What to say when there is nothing for me to say?

How do you criticize a book written for an infant who lost his father in the Iraq War?

No, seriously, how do you do it?

I’m supposed to review “A Journal for Jordan” for the Sunday paper and I have no idea what to write.

Dana Canedy wrote “Journal” using excerpts from, well, a journal that her fiancé kept for his son while he was serving in Iraq. First Sergeant Charles Monroe King sprinkled his notes with anecdotes about how it’s OK for men to cry, the proper way to treat a woman and how he met the mother of his child. Then, before he could show the journal to his son, an IED killed him.

So Canedy — a Pulitzer Prize winner, senior editor for the New York Times and a better reporter than I will ever be — used King’s words to tell the story of the war, King and her to their son.

I’m halfway through “Jordan” and I have no idea what I’m going to write Sunday, partly because I don’t think I’m the person who needs to read it.

Canedy said she wanted to put a face to the Iraq War. Fair enough. It is a horrible thing to die young and anonymous. But I already had a face for the war. Mark Smykowski is my youngest brother’s best friend’s oldest brother. When he died, I interviewed his parents and brothers. I remember each call. I remember being embarrassed to even have the nerve to ask them questions like, “How are you doing?” or “What will you remember most about Mark?” Meanwhile, they were going through the worst pain in their lives.

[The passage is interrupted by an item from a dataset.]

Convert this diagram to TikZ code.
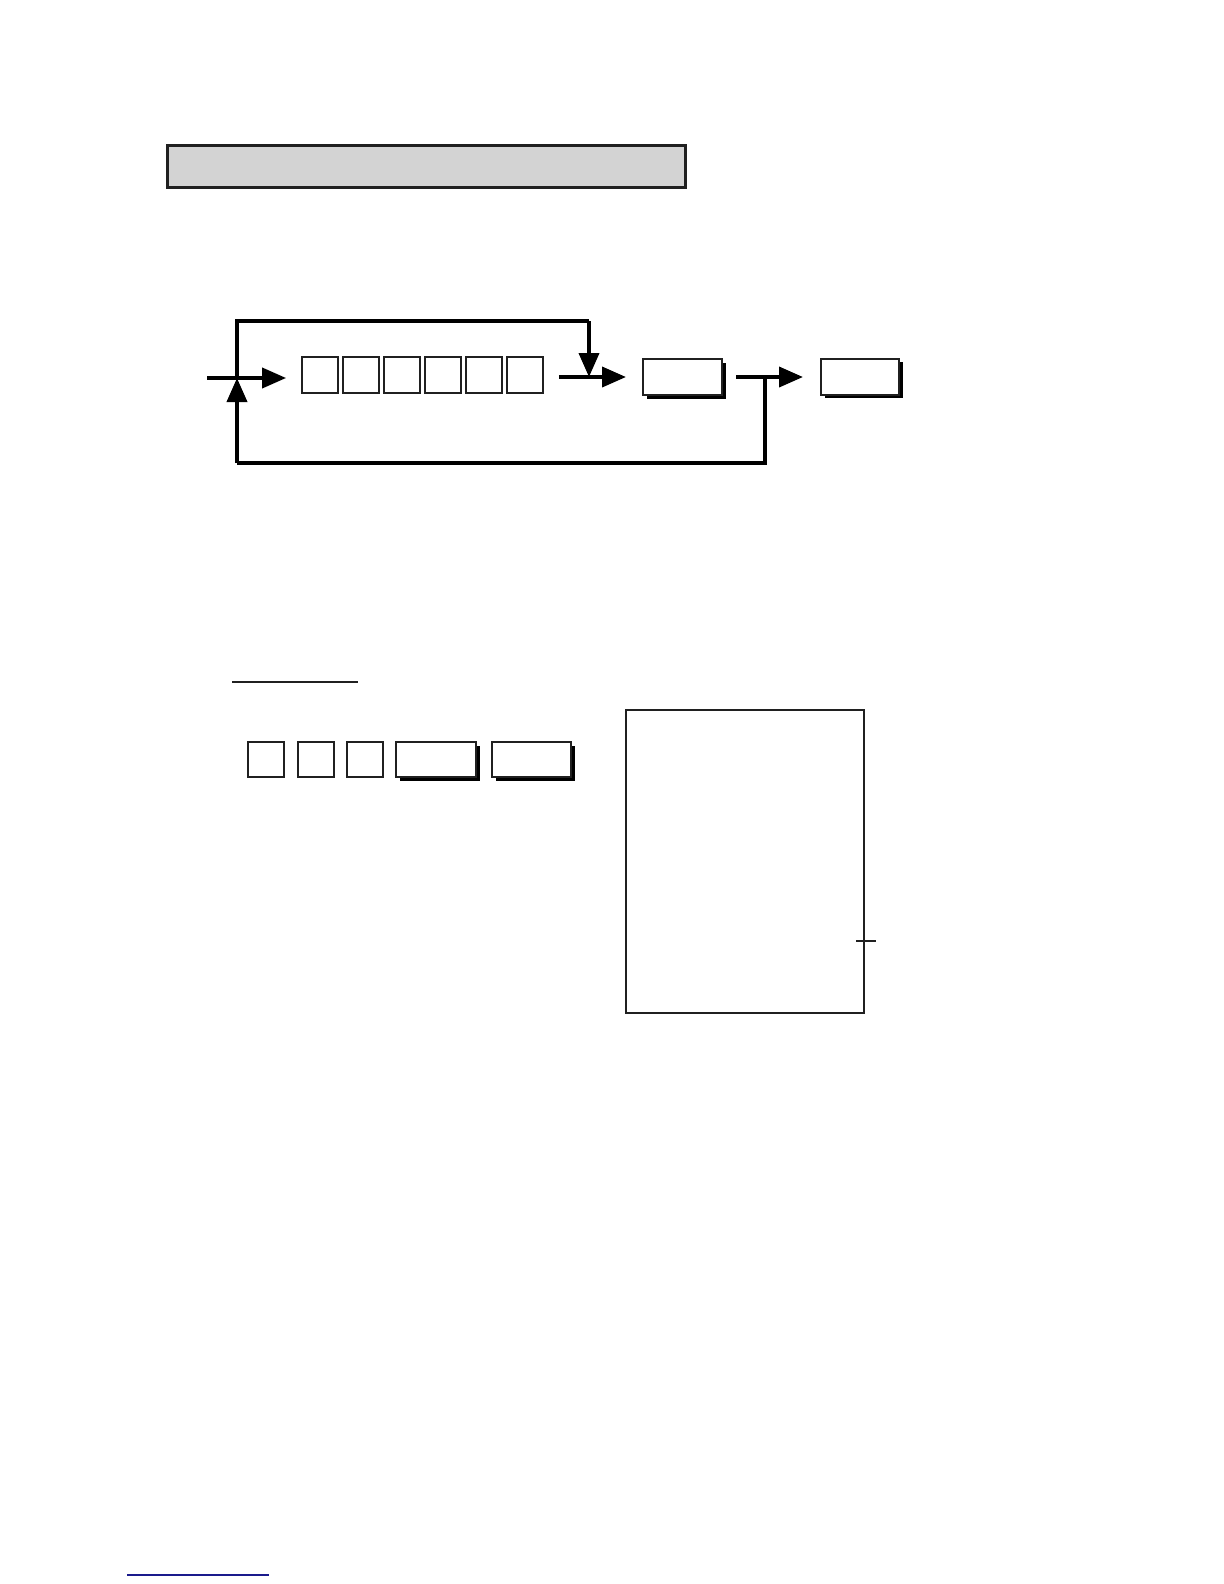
\documentclass[tikz,border=0pt]{standalone}
\usetikzlibrary{arrows.meta,shadows}
\definecolor{ink}{HTML}{202020}
\definecolor{hdrfill}{HTML}{D3D3D3}
\definecolor{linkblue}{HTML}{1A1A8C}
\tikzset{
  flow/.style={draw=black, line width=1.9pt, line join=miter, -{Triangle[length=12pt,width=10pt]}},
  plain/.style={draw=black, line width=1.9pt, line join=miter},
  keysq/.style={draw=ink, fill=white, line width=0.9pt, inner sep=0pt, minimum width=18pt, minimum height=18pt},
  keybox/.style={draw=ink, fill=white, line width=1pt, inner sep=0pt, minimum height=18pt,
     drop shadow={shadow xshift=1.8pt, shadow yshift=-1.8pt, fill=black, opacity=1}},
}
\begin{document}
\begin{tikzpicture}[x=0.5pt,y=-0.5pt]
\useasboundingbox (0,0) rectangle (1224,1584);

% header bar
\node[draw=ink, fill=hdrfill, line width=1.5pt, inner sep=0pt, minimum width=259pt, minimum height=21pt] (header) at (426,166) {};

% top flow
\foreach \i/\x in {1/320,2/361,3/402,4/443,5/484,6/525}{
  \node[keysq] (sq\i) at (\x,375) {};
}
\node[keybox, minimum width=39.5pt] (b1) at (682.5,377) {};
\node[keybox, minimum width=39pt] (b2) at (860,376.5) {};

\coordinate (in) at (207,378);
\coordinate (j1) at (237,378);
\coordinate (tl) at (237,321);
\coordinate (tr) at (589,321);
\coordinate (j2) at (589,377);
\coordinate (j3) at (765,377);
\coordinate (bl) at (237,463);
\coordinate (br) at (765,463);

\draw[flow] (in) -- ([xshift=-7.5pt]sq1.west |- in);
\draw[plain] (j1) -- (tl) -- (tr);
\draw[flow] (tr) -- (j2);
\draw[flow] ([xshift=7.5pt]sq6.east |- j2) -- ([xshift=-8pt]b1.west |- j2);
\draw[flow] ([xshift=6.5pt]b1.east |- j3) -- ([xshift=-8.5pt]b2.west |- j3);
\draw[plain] (j3) -- (br) -- (bl);
\draw[flow] (bl) -- (j1);

% example section
\coordinate (ul1) at (232,682);
\coordinate (ul2) at (358,682);
\draw[draw=ink, line width=0.6pt] (ul1) -- (ul2);

\node[keysq, line width=1pt, minimum height=17.5pt] (k1) at (266,759.5) {};
\node[keysq, line width=1pt, minimum height=17.5pt] (k2) at (315.5,759.5) {};
\node[keysq, line width=1pt, minimum height=17.5pt] (k3) at (364.5,759.5) {};
\node[keybox, minimum width=40pt, minimum height=17.5pt] (k4) at (436,759.5) {};
\node[keybox, minimum width=39.5pt, minimum height=17.5pt] (k5) at (531.5,759.5) {};

% receipt
\node[draw=ink, line width=1.3pt, inner sep=0pt, minimum width=119pt, minimum height=151.5pt] (rcpt) at (745,861.5) {};
\coordinate (t1) at (856,941);
\coordinate (t2) at (876,941);
\draw[draw=ink, line width=0.6pt] (t1) -- (t2);

% footer rule
\coordinate (f1) at (127,1575);
\coordinate (f2) at (269,1575);
\draw[draw=linkblue, line width=0.8pt] (f1) -- (f2);
\end{tikzpicture}
\end{document}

I hope it helped them to talk about Mark and to let everyone know the kind of person he was.

After Mark, there were more. Josh Harmon’s family was kind enough to let me be there when he was flown into Cleveland. When they unloaded the casket, I felt every limb in my body tremble. Complete silence fell over the airport hangar. It was eye-of-the-hurricane quiet, Alaskan-tundra quiet.

So I don’t need any more faces to the Iraq War. I already have a multi-headed hydra. Every soldier, every spouse, every parent, every sibling and every child reminds me that war is irrefutably hell.

And if this is how I feel just talking to the families, imagine how the families feel?

So, I guess, it makes me uncomfortable to read about one more person’s loss. It feels too much like work, except I can’t say anything to make her feel better. Then again, I’m not sure if there is anything I can say to make any of them feel better.

I still have no idea what to write. Maybe I’ll figure it out by Sunday.

-- Jason Lea, JLea@News-Herald.com

By the way, Canedy will be appearing 7 p.m. Wednesday (1-14) at Joseph-Beth Booksellers, 24519 Cedar Road in Lyndhurst. Ideally, I would have written the review in time to promote the in-store appearance, but that didn’t pan out.